The two most important consequences of this decision derive from the fact that Biden is old and almost certainly senile.

This means that Harris stands a good chance of becoming President if Biden dies or his incapacity cannot be concealed, even with the best drug cocktails.

If that doesn’t happen, Kamala is odds on to be the next Presidential candidate of the Democratic party.

Kamala is ruthless and ambitious, a hard person willing to do whatever it takes to win. That might be acceptable, but her ruthlessness has been used mostly in favor of doing evil. (Here’s a rather long list.)

Particularly comic-book-villain-evil was fighting to keep someone she knew to be innocent in prison. You have to be particularly twisted to do that.

Of course, Wall Street is thrilled, they know they can’t lose. Trump/Pence win, great! Biden/Harris win, great!
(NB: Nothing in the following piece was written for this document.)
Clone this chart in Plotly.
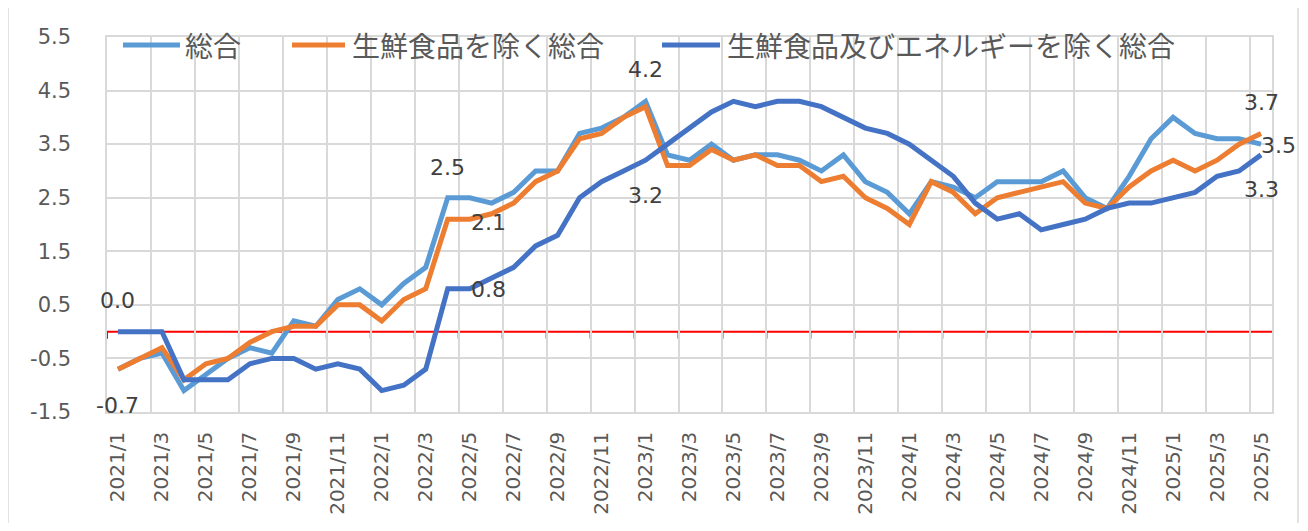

If either President dies, the person who replaces them will take great care of rich people whose money comes from parasitical rentierism and direct financial subsidies from the Federal Reserve.

Biden/Harris will be worse in foreign affairs than Trump has been (despite the screams). Domestically, they’ll be somewhat better, but will keep the shovels feeding trillions to the rich going. American decline will continue. In four to twelve years, odds are Donald Trump’s true successor, the competent authoritarian “populist” will win, and that’ll be all she wrote.

The US has been offered many off-ramps (the most recent being Sanders, twice) and refused them all. Decline will continue until it is irreversible (it may already be), or until Americans accept that right-wingers aren’t going to produce good results, whatever their party, gender, skin color, or sexual orientation.